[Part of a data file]
--- Start ---
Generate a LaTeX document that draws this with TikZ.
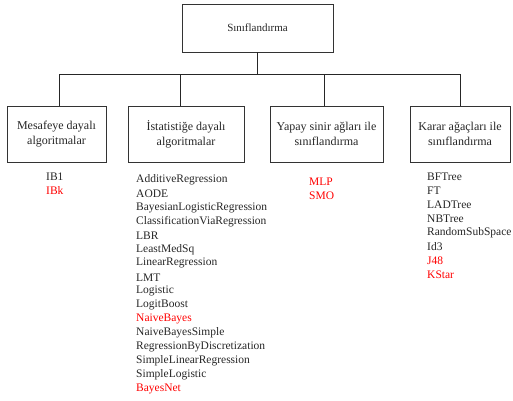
\documentclass[tikz,border=0pt]{standalone}
\usepackage{fontspec}
\setmainfont{Liberation Serif}
\usepackage{xcolor}
\usetikzlibrary{positioning}

\begin{document}
\begin{tikzpicture}[
      x=1pt, y=-1pt,
      every node/.style={font=\fontsize{11.5}{14}\selectfont, text=black!85},
      cbox/.style={draw=black!80, line width=0.8pt, minimum height=56pt,
                   inner sep=0pt, align=center, anchor=center,
                   font=\fontsize{12}{15}\selectfont},
      item/.style={anchor=west, inner sep=0pt},
      sel/.style={text=red},
      tline/.style={draw=black!85, line width=0.8pt},
    ]
    \useasboundingbox (0,0) rectangle (513,400);

    % --- root ---
    \node[cbox, minimum width=151pt, minimum height=48pt,
          font=\fontsize{11}{13}\selectfont] (root) at (257.5,28) {Sınıflandırma};

    % --- categories ---
    \node[cbox, minimum width=99pt] (mesafe) at (56.5,134)
      {Mesafeye dayalı\\algoritmalar};
    \node[cbox, minimum width=116pt] (istat) at (186,134)
      {İstatistiğe dayalı\\algoritmalar};
    \node[cbox, minimum width=113pt] (yapay) at (326.5,134)
      {Yapay sinir ağları ile\\sınıflandırma};
    \node[cbox, minimum width=100pt] (karar) at (460,134)
      {Karar ağaçları ile\\sınıflandırma};

    % --- tree lines ---
    \coordinate (bus) at (257.5,74);
    \foreach \c/\dx in {mesafe/2.5, istat/-6, yapay/-2.5, karar/0} {
      \draw[tline] (root.south) -- (bus) -| ([xshift=\dx pt]\c.north);
    }

    % --- distance based ---
    \foreach \val/\st [count=\i from 0] in {IB1/, IBk/sel} {
      \node[item, \st] (md\i) at (46, 177+\i*14) {\val};
    }

    % --- statistics based ---
    \foreach \val/\st [count=\i from 0] in {AdditiveRegression/, AODE/,
        BayesianLogisticRegression/, ClassificationViaRegression/, LBR/,
        LeastMedSq/, LinearRegression/, LMT/, Logistic/, LogitBoost/,
        NaiveBayes/sel, NaiveBayesSimple/, RegressionByDiscretization/,
        SimpleLinearRegression/, SimpleLogistic/, BayesNet/sel} {
      \node[item, \st] (st\i) at (136, 180+\i*13.9) {\val};
    }

    % --- neural networks ---
    \foreach \val/\st [count=\i from 0] in {MLP/sel, SMO/sel} {
      \node[item, \st] (nn\i) at (309, 182+\i*14) {\val};
    }

    % --- decision trees ---
    \foreach \val/\st [count=\i from 0] in {BFTree/, FT/, LADTree/, NBTree/,
        RandomSubSpace/, Id3/, J48/sel, KStar/sel} {
      \node[item, \st] (dt\i) at (427, 177+\i*14) {\val};
    }
  \end{tikzpicture}
\end{document}
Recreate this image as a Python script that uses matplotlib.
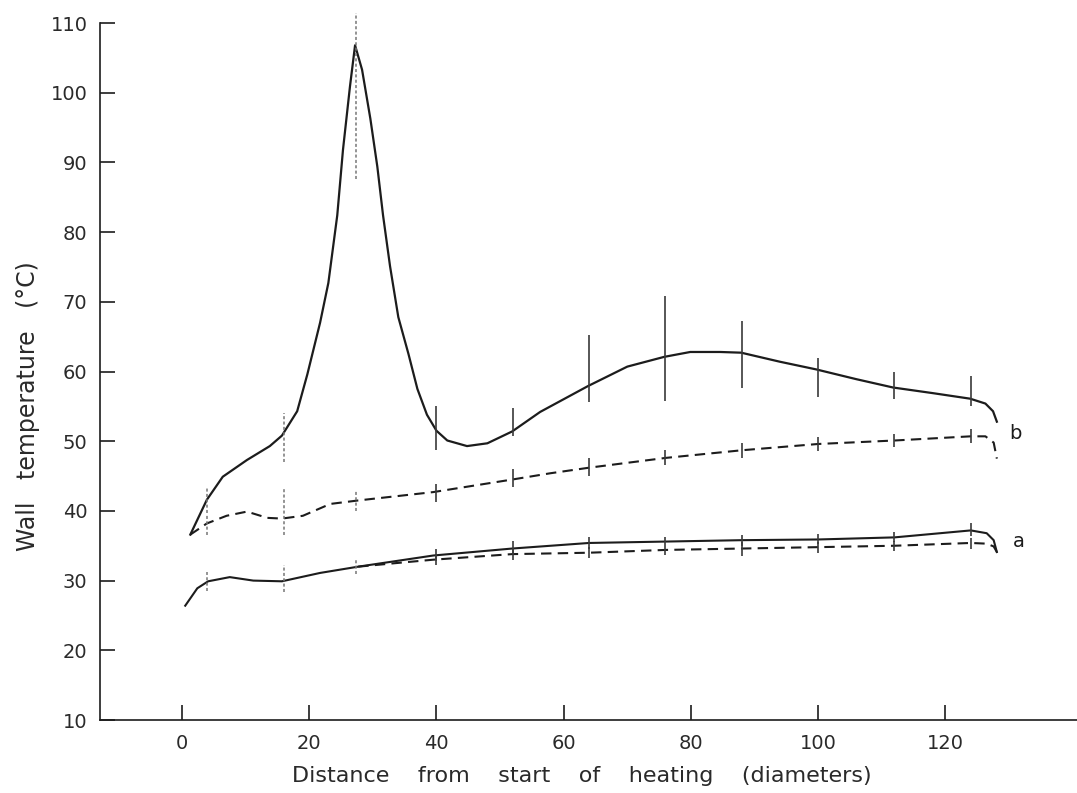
--- End ---
▸ **The exercise**:
Can you restate all the records above word for word while dropping the pictures?

▸ **Result for this exercise**:
Generate a LaTeX document that draws this with TikZ.
\documentclass[tikz,border=0pt]{standalone}
\usepackage{fontspec}
\setmainfont{Liberation Serif}
\usepackage{xcolor}
\usetikzlibrary{positioning}

\begin{document}
\begin{tikzpicture}[
      x=1pt, y=-1pt,
      every node/.style={font=\fontsize{11.5}{14}\selectfont, text=black!85},
      cbox/.style={draw=black!80, line width=0.8pt, minimum height=56pt,
                   inner sep=0pt, align=center, anchor=center,
                   font=\fontsize{12}{15}\selectfont},
      item/.style={anchor=west, inner sep=0pt},
      sel/.style={text=red},
      tline/.style={draw=black!85, line width=0.8pt},
    ]
    \useasboundingbox (0,0) rectangle (513,400);

    % --- root ---
    \node[cbox, minimum width=151pt, minimum height=48pt,
          font=\fontsize{11}{13}\selectfont] (root) at (257.5,28) {Sınıflandırma};

    % --- categories ---
    \node[cbox, minimum width=99pt] (mesafe) at (56.5,134)
      {Mesafeye dayalı\\algoritmalar};
    \node[cbox, minimum width=116pt] (istat) at (186,134)
      {İstatistiğe dayalı\\algoritmalar};
    \node[cbox, minimum width=113pt] (yapay) at (326.5,134)
      {Yapay sinir ağları ile\\sınıflandırma};
    \node[cbox, minimum width=100pt] (karar) at (460,134)
      {Karar ağaçları ile\\sınıflandırma};

    % --- tree lines ---
    \coordinate (bus) at (257.5,74);
    \foreach \c/\dx in {mesafe/2.5, istat/-6, yapay/-2.5, karar/0} {
      \draw[tline] (root.south) -- (bus) -| ([xshift=\dx pt]\c.north);
    }

    % --- distance based ---
    \foreach \val/\st [count=\i from 0] in {IB1/, IBk/sel} {
      \node[item, \st] (md\i) at (46, 177+\i*14) {\val};
    }

    % --- statistics based ---
    \foreach \val/\st [count=\i from 0] in {AdditiveRegression/, AODE/,
        BayesianLogisticRegression/, ClassificationViaRegression/, LBR/,
        LeastMedSq/, LinearRegression/, LMT/, Logistic/, LogitBoost/,
        NaiveBayes/sel, NaiveBayesSimple/, RegressionByDiscretization/,
        SimpleLinearRegression/, SimpleLogistic/, BayesNet/sel} {
      \node[item, \st] (st\i) at (136, 180+\i*13.9) {\val};
    }

    % --- neural networks ---
    \foreach \val/\st [count=\i from 0] in {MLP/sel, SMO/sel} {
      \node[item, \st] (nn\i) at (309, 182+\i*14) {\val};
    }

    % --- decision trees ---
    \foreach \val/\st [count=\i from 0] in {BFTree/, FT/, LADTree/, NBTree/,
        RandomSubSpace/, Id3/, J48/sel, KStar/sel} {
      \node[item, \st] (dt\i) at (427, 177+\i*14) {\val};
    }
  \end{tikzpicture}
\end{document}
Recreate this image as a Python script that uses matplotlib.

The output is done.